■ **Task to carry out**: Write out the listing below in full and exactly, leaving out every picture.

■ **Data block**:
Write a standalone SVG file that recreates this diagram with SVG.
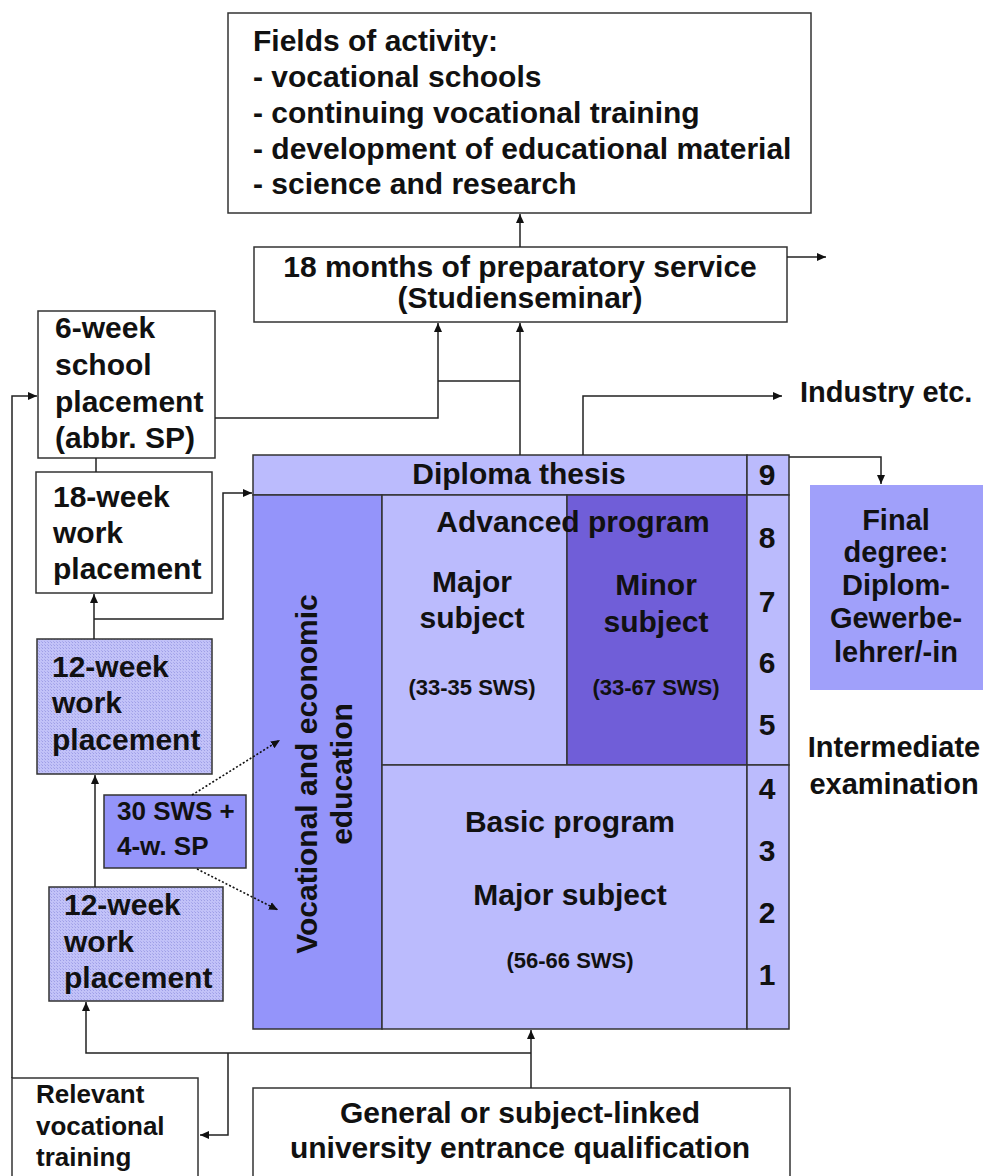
<svg xmlns="http://www.w3.org/2000/svg" width="985" height="1176" viewBox="0 0 985 1176">
<defs>
<style>
text{font-family:"Liberation Sans",Arial,sans-serif;font-weight:bold;fill:#111;}
.t30{font-size:30px;}
.t29{font-size:29px;}
.t26{font-size:26px;}
.t22{font-size:22px;}
.mid{text-anchor:middle;}
.box{fill:#fff;stroke:#333;stroke-width:1.5;}
.light{fill:#bbbbfd;stroke:#333;stroke-width:1.5;}
.med{fill:#9494fa;stroke:#333;stroke-width:1.5;}
.dark{fill:#705ed8;stroke:#333;stroke-width:1.5;}
.dith{fill:url(#dither);stroke:#333;stroke-width:1.5;}
.c{fill:none;stroke:#222;stroke-width:1.5;}
.d{fill:none;stroke:#111;stroke-width:1.6;stroke-dasharray:2 2;}
</style>
<pattern id="dither" width="3" height="3" patternUnits="userSpaceOnUse">
<rect width="3" height="3" fill="#c2c2f8"/>
<rect width="1" height="1" fill="#9e9ee6"/>
<rect x="2" y="2" width="1" height="1" fill="#aaaaee"/>
</pattern>
<marker id="ah" markerWidth="10" markerHeight="10" refX="9" refY="5" orient="auto" markerUnits="userSpaceOnUse">
<path d="M0,1 L9,5 L0,9 Z" fill="#111"/>
</marker>
</defs>

<g id="fields">
<rect class="box" x="228" y="13" width="583" height="200"/>
<text class="t30" x="253" y="51">Fields of activity:</text>
<text class="t30" x="253" y="87">- vocational schools</text>
<text class="t30" x="253" y="123">- continuing vocational training</text>
<text class="t30" x="253" y="159">- development of educational material</text>
<text class="t30" x="253" y="194">- science and research</text>
</g>

<g id="prep">
<rect class="box" x="254" y="247" width="533" height="75"/>
<text class="t30 mid" x="520" y="277">18 months of preparatory service</text>
<text class="t30 mid" x="520" y="308">(Studienseminar)</text>
</g>

<g id="industry">
<text class="t29" x="800" y="402">Industry etc.</text>
</g>

<g id="sp6">
<rect class="box" x="38" y="311" width="177" height="147"/>
<text class="t30" x="55" y="338">6-week</text>
<text class="t30" x="55" y="375">school</text>
<text class="t30" x="55" y="412">placement</text>
<text class="t30" x="55" y="448">(abbr. SP)</text>
</g>

<g id="wp18">
<rect class="box" x="36" y="472" width="176" height="121"/>
<text class="t30" x="53" y="507">18-week</text>
<text class="t30" x="53" y="543">work</text>
<text class="t30" x="53" y="579">placement</text>
</g>

<g id="wp12a">
<rect class="dith" x="37" y="639" width="175" height="135"/>
<text class="t30" x="52" y="677">12-week</text>
<text class="t30" x="52" y="713">work</text>
<text class="t30" x="52" y="750">placement</text>
</g>

<g id="sws30">
<rect class="med" x="104" y="795" width="142" height="73"/>
<text class="t26" x="117" y="820">30 SWS +</text>
<text class="t26" x="117" y="855">4-w. SP</text>
</g>

<g id="wp12b">
<rect class="dith" x="49" y="887" width="174" height="114"/>
<text class="t30" x="64" y="915">12-week</text>
<text class="t30" x="64" y="952">work</text>
<text class="t30" x="64" y="988">placement</text>
</g>

<g id="program">
<rect class="light" x="253" y="455" width="494" height="40"/>
<text class="t30 mid" x="519" y="484">Diploma thesis</text>
<rect class="med" x="253" y="495" width="129" height="534"/>
<text class="t30 mid" transform="translate(317,774) rotate(-90)" x="0" y="0">Vocational and economic</text>
<text class="t30 mid" transform="translate(352,774) rotate(-90)" x="0" y="0">education</text>
<rect class="light" x="382" y="495" width="185" height="270"/>
<rect class="dark" x="567" y="495" width="180" height="270"/>
<text class="t30 mid" x="573" y="532">Advanced program</text>
<text class="t30 mid" x="472" y="592">Major</text>
<text class="t30 mid" x="472" y="628">subject</text>
<text class="t22 mid" x="472" y="695">(33-35 SWS)</text>
<text class="t30 mid" x="656" y="595">Minor</text>
<text class="t30 mid" x="656" y="632">subject</text>
<text class="t22 mid" x="656" y="695">(33-67 SWS)</text>
<rect class="light" x="382" y="765" width="365" height="264"/>
<text class="t30 mid" x="570" y="832">Basic program</text>
<text class="t30 mid" x="570" y="905">Major subject</text>
<text class="t22 mid" x="570" y="968">(56-66 SWS)</text>
</g>

<g id="semesters">
<rect class="light" x="747" y="455" width="42" height="40"/>
<rect class="light" x="747" y="495" width="42" height="270"/>
<rect class="light" x="747" y="765" width="42" height="264"/>
<text class="t30 mid" x="767" y="485">9</text>
<text class="t30 mid" x="767" y="548">8</text>
<text class="t30 mid" x="767" y="612">7</text>
<text class="t30 mid" x="767" y="673">6</text>
<text class="t30 mid" x="767" y="735">5</text>
<text class="t30 mid" x="767" y="799">4</text>
<text class="t30 mid" x="767" y="861">3</text>
<text class="t30 mid" x="767" y="923">2</text>
<text class="t30 mid" x="767" y="985">1</text>
</g>

<g id="final">
<rect x="810" y="485" width="173" height="205" fill="#a0a0fa"/>
<text class="t29 mid" x="896" y="530">Final</text>
<text class="t29 mid" x="896" y="562">degree:</text>
<text class="t29 mid" x="896" y="595">Diplom-</text>
<text class="t29 mid" x="896" y="628">Gewerbe-</text>
<text class="t29 mid" x="896" y="662">lehrer/-in</text>
</g>

<g id="intermediate">
<text class="t29 mid" x="894" y="757">Intermediate</text>
<text class="t29 mid" x="894" y="794">examination</text>
</g>

<g id="relevant">
<rect class="box" x="12" y="1078" width="186" height="110"/>
<text class="t26" x="36" y="1103">Relevant</text>
<text class="t26" x="36" y="1135">vocational</text>
<text class="t26" x="36" y="1166">training</text>
</g>

<g id="entrance">
<rect class="box" x="253" y="1088" width="537" height="100"/>
<text class="t30 mid" x="520" y="1123">General or subject-linked</text>
<text class="t30 mid" x="520" y="1158">university entrance qualification</text>
</g>

<g id="connectors">
<path class="c" d="M520,247 L520,214" marker-end="url(#ah)"/>
<path class="c" d="M787,257 L826,257" marker-end="url(#ah)"/>
<path class="c" d="M520,455 L520,323" marker-end="url(#ah)"/>
<path class="c" d="M215,418 L438,418 L438,323" marker-end="url(#ah)"/>
<path class="c" d="M438,381 L520,381"/>
<path class="c" d="M583,455 L583,396 L782,396" marker-end="url(#ah)"/>
<path class="c" d="M789,457 L881,457 L881,484" marker-end="url(#ah)"/>
<path class="c" d="M96,458 L96,472"/>
<path class="c" d="M94,639 L94,594" marker-end="url(#ah)"/>
<path class="c" d="M94,619 L223,619 L223,493 L252,493" marker-end="url(#ah)"/>
<path class="c" d="M95,887 L95,775" marker-end="url(#ah)"/>
<path class="d" d="M192,795 L280,740" marker-end="url(#ah)"/>
<path class="d" d="M197,869 L278,910" marker-end="url(#ah)"/>
<path class="c" d="M531,1088 L531,1030" marker-end="url(#ah)"/>
<path class="c" d="M531,1053 L86,1053 L86,1002" marker-end="url(#ah)"/>
<path class="c" d="M228,1053 L228,1135 L200,1135" marker-end="url(#ah)"/>
<path class="c" d="M12,1078 L12,396 L37,396" marker-end="url(#ah)"/>
</g>
</svg>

■ **Solution**:
Write a standalone SVG file that recreates this diagram with SVG.
<svg xmlns="http://www.w3.org/2000/svg" width="985" height="1176" viewBox="0 0 985 1176">
<defs>
<style>
text{font-family:"Liberation Sans",Arial,sans-serif;font-weight:bold;fill:#111;}
.t30{font-size:30px;}
.t29{font-size:29px;}
.t26{font-size:26px;}
.t22{font-size:22px;}
.mid{text-anchor:middle;}
.box{fill:#fff;stroke:#333;stroke-width:1.5;}
.light{fill:#bbbbfd;stroke:#333;stroke-width:1.5;}
.med{fill:#9494fa;stroke:#333;stroke-width:1.5;}
.dark{fill:#705ed8;stroke:#333;stroke-width:1.5;}
.dith{fill:url(#dither);stroke:#333;stroke-width:1.5;}
.c{fill:none;stroke:#222;stroke-width:1.5;}
.d{fill:none;stroke:#111;stroke-width:1.6;stroke-dasharray:2 2;}
</style>
<pattern id="dither" width="3" height="3" patternUnits="userSpaceOnUse">
<rect width="3" height="3" fill="#c2c2f8"/>
<rect width="1" height="1" fill="#9e9ee6"/>
<rect x="2" y="2" width="1" height="1" fill="#aaaaee"/>
</pattern>
<marker id="ah" markerWidth="10" markerHeight="10" refX="9" refY="5" orient="auto" markerUnits="userSpaceOnUse">
<path d="M0,1 L9,5 L0,9 Z" fill="#111"/>
</marker>
</defs>

<g id="fields">
<rect class="box" x="228" y="13" width="583" height="200"/>
<text class="t30" x="253" y="51">Fields of activity:</text>
<text class="t30" x="253" y="87">- vocational schools</text>
<text class="t30" x="253" y="123">- continuing vocational training</text>
<text class="t30" x="253" y="159">- development of educational material</text>
<text class="t30" x="253" y="194">- science and research</text>
</g>

<g id="prep">
<rect class="box" x="254" y="247" width="533" height="75"/>
<text class="t30 mid" x="520" y="277">18 months of preparatory service</text>
<text class="t30 mid" x="520" y="308">(Studienseminar)</text>
</g>

<g id="industry">
<text class="t29" x="800" y="402">Industry etc.</text>
</g>

<g id="sp6">
<rect class="box" x="38" y="311" width="177" height="147"/>
<text class="t30" x="55" y="338">6-week</text>
<text class="t30" x="55" y="375">school</text>
<text class="t30" x="55" y="412">placement</text>
<text class="t30" x="55" y="448">(abbr. SP)</text>
</g>

<g id="wp18">
<rect class="box" x="36" y="472" width="176" height="121"/>
<text class="t30" x="53" y="507">18-week</text>
<text class="t30" x="53" y="543">work</text>
<text class="t30" x="53" y="579">placement</text>
</g>

<g id="wp12a">
<rect class="dith" x="37" y="639" width="175" height="135"/>
<text class="t30" x="52" y="677">12-week</text>
<text class="t30" x="52" y="713">work</text>
<text class="t30" x="52" y="750">placement</text>
</g>

<g id="sws30">
<rect class="med" x="104" y="795" width="142" height="73"/>
<text class="t26" x="117" y="820">30 SWS +</text>
<text class="t26" x="117" y="855">4-w. SP</text>
</g>

<g id="wp12b">
<rect class="dith" x="49" y="887" width="174" height="114"/>
<text class="t30" x="64" y="915">12-week</text>
<text class="t30" x="64" y="952">work</text>
<text class="t30" x="64" y="988">placement</text>
</g>

<g id="program">
<rect class="light" x="253" y="455" width="494" height="40"/>
<text class="t30 mid" x="519" y="484">Diploma thesis</text>
<rect class="med" x="253" y="495" width="129" height="534"/>
<text class="t30 mid" transform="translate(317,774) rotate(-90)" x="0" y="0">Vocational and economic</text>
<text class="t30 mid" transform="translate(352,774) rotate(-90)" x="0" y="0">education</text>
<rect class="light" x="382" y="495" width="185" height="270"/>
<rect class="dark" x="567" y="495" width="180" height="270"/>
<text class="t30 mid" x="573" y="532">Advanced program</text>
<text class="t30 mid" x="472" y="592">Major</text>
<text class="t30 mid" x="472" y="628">subject</text>
<text class="t22 mid" x="472" y="695">(33-35 SWS)</text>
<text class="t30 mid" x="656" y="595">Minor</text>
<text class="t30 mid" x="656" y="632">subject</text>
<text class="t22 mid" x="656" y="695">(33-67 SWS)</text>
<rect class="light" x="382" y="765" width="365" height="264"/>
<text class="t30 mid" x="570" y="832">Basic program</text>
<text class="t30 mid" x="570" y="905">Major subject</text>
<text class="t22 mid" x="570" y="968">(56-66 SWS)</text>
</g>

<g id="semesters">
<rect class="light" x="747" y="455" width="42" height="40"/>
<rect class="light" x="747" y="495" width="42" height="270"/>
<rect class="light" x="747" y="765" width="42" height="264"/>
<text class="t30 mid" x="767" y="485">9</text>
<text class="t30 mid" x="767" y="548">8</text>
<text class="t30 mid" x="767" y="612">7</text>
<text class="t30 mid" x="767" y="673">6</text>
<text class="t30 mid" x="767" y="735">5</text>
<text class="t30 mid" x="767" y="799">4</text>
<text class="t30 mid" x="767" y="861">3</text>
<text class="t30 mid" x="767" y="923">2</text>
<text class="t30 mid" x="767" y="985">1</text>
</g>

<g id="final">
<rect x="810" y="485" width="173" height="205" fill="#a0a0fa"/>
<text class="t29 mid" x="896" y="530">Final</text>
<text class="t29 mid" x="896" y="562">degree:</text>
<text class="t29 mid" x="896" y="595">Diplom-</text>
<text class="t29 mid" x="896" y="628">Gewerbe-</text>
<text class="t29 mid" x="896" y="662">lehrer/-in</text>
</g>

<g id="intermediate">
<text class="t29 mid" x="894" y="757">Intermediate</text>
<text class="t29 mid" x="894" y="794">examination</text>
</g>

<g id="relevant">
<rect class="box" x="12" y="1078" width="186" height="110"/>
<text class="t26" x="36" y="1103">Relevant</text>
<text class="t26" x="36" y="1135">vocational</text>
<text class="t26" x="36" y="1166">training</text>
</g>

<g id="entrance">
<rect class="box" x="253" y="1088" width="537" height="100"/>
<text class="t30 mid" x="520" y="1123">General or subject-linked</text>
<text class="t30 mid" x="520" y="1158">university entrance qualification</text>
</g>

<g id="connectors">
<path class="c" d="M520,247 L520,214" marker-end="url(#ah)"/>
<path class="c" d="M787,257 L826,257" marker-end="url(#ah)"/>
<path class="c" d="M520,455 L520,323" marker-end="url(#ah)"/>
<path class="c" d="M215,418 L438,418 L438,323" marker-end="url(#ah)"/>
<path class="c" d="M438,381 L520,381"/>
<path class="c" d="M583,455 L583,396 L782,396" marker-end="url(#ah)"/>
<path class="c" d="M789,457 L881,457 L881,484" marker-end="url(#ah)"/>
<path class="c" d="M96,458 L96,472"/>
<path class="c" d="M94,639 L94,594" marker-end="url(#ah)"/>
<path class="c" d="M94,619 L223,619 L223,493 L252,493" marker-end="url(#ah)"/>
<path class="c" d="M95,887 L95,775" marker-end="url(#ah)"/>
<path class="d" d="M192,795 L280,740" marker-end="url(#ah)"/>
<path class="d" d="M197,869 L278,910" marker-end="url(#ah)"/>
<path class="c" d="M531,1088 L531,1030" marker-end="url(#ah)"/>
<path class="c" d="M531,1053 L86,1053 L86,1002" marker-end="url(#ah)"/>
<path class="c" d="M228,1053 L228,1135 L200,1135" marker-end="url(#ah)"/>
<path class="c" d="M12,1078 L12,396 L37,396" marker-end="url(#ah)"/>
</g>
</svg>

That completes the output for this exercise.